Dallas police officer Roy Oliver and his department are facing lawsuit filed by the family of Jordan Edwards, a black teen, who was shot dead by the officer April 29, according to reports Sunday. In the suit, the family accused Oliver of using excessive and deadly force and blamed the Balch Springs Police Department of providing inadequate training to the officer.

“There was no reason that any person in America — not just a black person — should ever have to bury their 15-year-old child who was doing everything right in life,” Jasmine Crockett, one of the family’s attorneys, said Sunday, according to the Associated Press (AP) that cited the lawsuit.

According to Crockett, the lawsuit was filed to preserve the legal rights of Edwards’ father, Odell Edwards. The family sought damages for Edwards’ wrongful death. It remained unclear how much money the family sought.

Oliver fatally shot 15-year-old Edwards when the latter left a party, where police were called in to inspect underage drinking. Edwards’ death was ruled as a homicide resulting from a rifle wound to the head. Following this, the officer was arrested on a murder charge.

According to the lawsuit, filed Friday, police should have known Oliver had “exhibited a pattern of escalating encounters with the public,” including a 2013 complaint by a prosecutor who said Oliver had an aggressive behavior and in a court used vulgar language, which made one prosecutor to send a young female intern out of the room. Oliver had appeared in the court for a driving while impaired (DWI) case, in which he received suspension.

The suit also held Balch Springs Police Chief Jonathan Haber and the department responsible for having “failed to provide adequate training to Oliver on appropriate methods and techniques to control situations similar to the one.”

“Oliver’s inadequate training resulted in the death of Edwards,” the lawsuit reportedly said.

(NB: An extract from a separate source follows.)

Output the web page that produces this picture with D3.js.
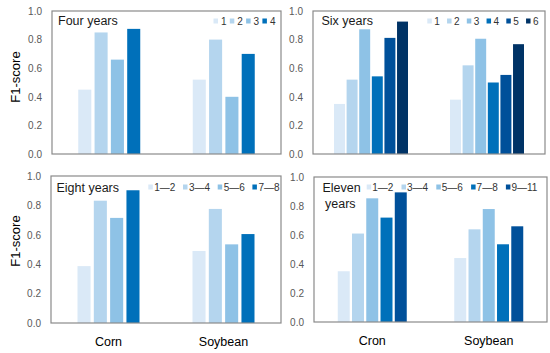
<!DOCTYPE html>
<html><head><meta charset="utf-8">
<script src="https://cdn.jsdelivr.net/npm/d3@7/dist/d3.min.js"></script>
<style>
html,body{margin:0;padding:0;background:#fff;}
text{font-family:"Liberation Sans",Arial,sans-serif;}
</style></head>
<body><svg id="chart" width="550" height="353"></svg>
<script>
// ---- data ----
const categoriesA = ["Corn", "Soybean"];
const categoriesB = ["Cron", "Soybean"];
const yTicks = [0, 0.2, 0.4, 0.6, 0.8, 1.0];

const fourSeries = ["1", "2", "3", "4"];
const fourCorn = [0.45, 0.85, 0.66, 0.875];
const fourSoy  = [0.52, 0.80, 0.40, 0.70];

const sixSeries = ["1", "2", "3", "4", "5", "6"];
const sixCorn = [0.35, 0.52, 0.872, 0.543, 0.812, 0.926];
const sixSoy  = [0.38, 0.62, 0.806, 0.50, 0.553, 0.768];

const eightSeries = ["1—2", "3—4", "5—6", "7—8"];
const eightCorn = [0.387, 0.832, 0.715, 0.903];
const eightSoy  = [0.49, 0.776, 0.535, 0.605];

const elevenSeries = ["1—2", "3—4", "5—6", "7—8", "9—11"];
const elevenCorn = [0.35, 0.61, 0.853, 0.72, 0.894];
const elevenSoy  = [0.441, 0.639, 0.779, 0.536, 0.66];

const palette = ["#DAE9F7", "#B4D5EE", "#8EC2E6", "#0070BA", "#00509A", "#003366"];

const svg = d3.select("#chart");

function panel(cfg) {
  const g = svg.append("g");
  const x0 = d3.scaleBand().domain(cfg.cats).range([cfg.fx0, cfg.fx1]).padding(0);
  const x1 = d3.scaleBand().domain(cfg.series).range([-cfg.gw / 2, cfg.gw / 2]).paddingInner(cfg.pad).paddingOuter(0);
  const y = d3.scaleLinear().domain([0, 1]).range([cfg.fy1, cfg.fy0]);
  const color = d3.scaleOrdinal().domain(cfg.series).range(palette);

  const rows = cfg.cats.map((c, i) => ({cat: c, vals: cfg.series.map((s, j) => ({s, v: cfg.values[i][j]}))}));

  const grp = g.selectAll("g.grp").data(rows).join("g")
    .attr("transform", d => `translate(${x0(d.cat) + x0.bandwidth() / 2},0)`);
  grp.selectAll("rect").data(d => d.vals).join("rect")
    .attr("x", d => x1(d.s)).attr("width", x1.bandwidth())
    .attr("y", d => y(d.v)).attr("height", d => y(0) - y(d.v))
    .attr("fill", d => color(d.s));

  // frame
  g.append("rect").attr("x", cfg.fx0).attr("y", cfg.fy0)
    .attr("width", cfg.fx1 - cfg.fx0).attr("height", cfg.fy1 - cfg.fy0)
    .attr("fill", "none").attr("stroke", "#8a8a8a").attr("stroke-width", 1.2);

  // y axis
  const ya = g.append("g").attr("transform", `translate(${cfg.fx0},0)`)
    .call(d3.axisLeft(y).tickValues(yTicks).tickSize(0).tickPadding(10).tickFormat(d3.format(".1f")));
  ya.select(".domain").remove();
  ya.selectAll("text").attr("fill", "#595959").style("font-size", "10px");

  if (cfg.showX) {
    const xa = g.append("g").attr("transform", `translate(0,${cfg.fy1})`)
      .call(d3.axisBottom(x0).tickSize(0).tickPadding(14));
    xa.select(".domain").remove();
    xa.selectAll("text").attr("fill", "#000").style("font-size", "12.5px");
  }

  // title
  cfg.title.forEach((t, i) => {
    g.append("text").attr("x", cfg.tx + (i ? cfg.tx2off : 0)).attr("y", cfg.ty + i * 16)
      .attr("dy", "0.35em").attr("fill", "#1a1a1a").style("font-size", "12.5px").text(t);
  });

  // legend
  const lg = g.selectAll("g.leg").data(cfg.series).join("g")
    .attr("transform", (d, i) => `translate(${cfg.lx + i * cfg.ls},${cfg.ly})`);
  lg.append("rect").attr("x", 0).attr("y", -2.5).attr("width", 4.5).attr("height", 5)
    .attr("fill", d => color(d));
  lg.append("text").attr("x", cfg.lt).attr("y", 0).attr("dy", "0.35em")
    .attr("fill", "#333").style("font-size", "10px").text(d => d);

  if (cfg.ylabel) {
    g.append("text").attr("transform", `translate(${15},${cfg.ylabelY}) rotate(-90)`)
      .attr("text-anchor", "middle").attr("dy", "0.35em").attr("fill", "#000")
      .style("font-size", "13px").text("F1-score");
  }
}

panel({cats: categoriesA, series: fourSeries, values: [fourCorn, fourSoy],
  fx0: 52, fx1: 281, fy0: 11, fy1: 154, gw: 62, pad: 0.2, showX: false,
  title: ["Four years"], tx: 58, ty: 21, tx2off: 0,
  lx: 213.5, ls: 16.3, lt: 7.5, ly: 21, ylabel: true, ylabelY: 77});

panel({cats: categoriesA, series: sixSeries, values: [sixCorn, sixSoy],
  fx0: 313, fx1: 545, fy0: 11, fy1: 154, gw: 74, pad: 0.13, showX: false,
  title: ["Six years"], tx: 321.5, ty: 21, tx2off: 0,
  lx: 427.3, ls: 19.75, lt: 7, ly: 21, ylabel: false});

panel({cats: categoriesA, series: eightSeries, values: [eightCorn, eightSoy],
  fx0: 51, fx1: 281, fy0: 176, fy1: 323, gw: 62, pad: 0.2, showX: true,
  title: ["Eight years"], tx: 56.5, ty: 187.5, tx2off: 0,
  lx: 148.3, ls: 34.7, lt: 6, ly: 187, ylabel: true, ylabelY: 241});

panel({cats: categoriesB, series: elevenSeries, values: [elevenCorn, elevenSoy],
  fx0: 314, fx1: 547, fy0: 177, fy1: 322, gw: 69, pad: 0.16, showX: true,
  title: ["Eleven", "years"], tx: 322.5, ty: 187.5, tx2off: 2.5,
  lx: 366.7, ls: 34.8, lt: 5.5, ly: 187, ylabel: false});
</script></body></html>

Before becoming a police officer, Oliver was enlisted in the Army from March 2004 till March 2010, according to ABC affiliate WFAA. He joined the Balch Springs Police Department in July 2011 after passing the Peace Officer Licensing exam. In December 2013, he signed a document giving up 16 hours of sick time in accordance to the terms of his DWI suspension. He was ordered to complete training in anger management and training in courtroom demeanor and testimony.

Following Edwards’ death, the Balch Springs Police Department said was in the passenger seat of a car that was heading toward officers in an “aggressive manner.” However, police chief Haber corrected the statement saying, the video from the scene showed the car was “moving forward as the officers approached.” Edwards who was on the passenger seat of the car was struck by the bullet into head and pronounced dead at a local hospital.

Lee Merritt, a lawyer for the Edwards family, commended Haber for correcting the department’s original mistake.

“We’ve heard excuses before in the past: You know why it happens, because the dads aren’t present,” Merritt told the Dallas Morning News. “That excuse isn’t here. Or the kid was violent. That excuse isn’t present here.”

However, Meritt criticized the shooting saying the “lone motive they had for the murder was that the vehicle was being used as a weapon, and now that is no longer there.”

“There were no weapons involved; there was no aggressive behavior; these were not suspects,” Lee Merritt, a lawyer for the Edwards family, said at the time, according to the New York Times Jeff Fleener, Edwards’ high school football coach, praised Edwards as an athlete, a student and a friend.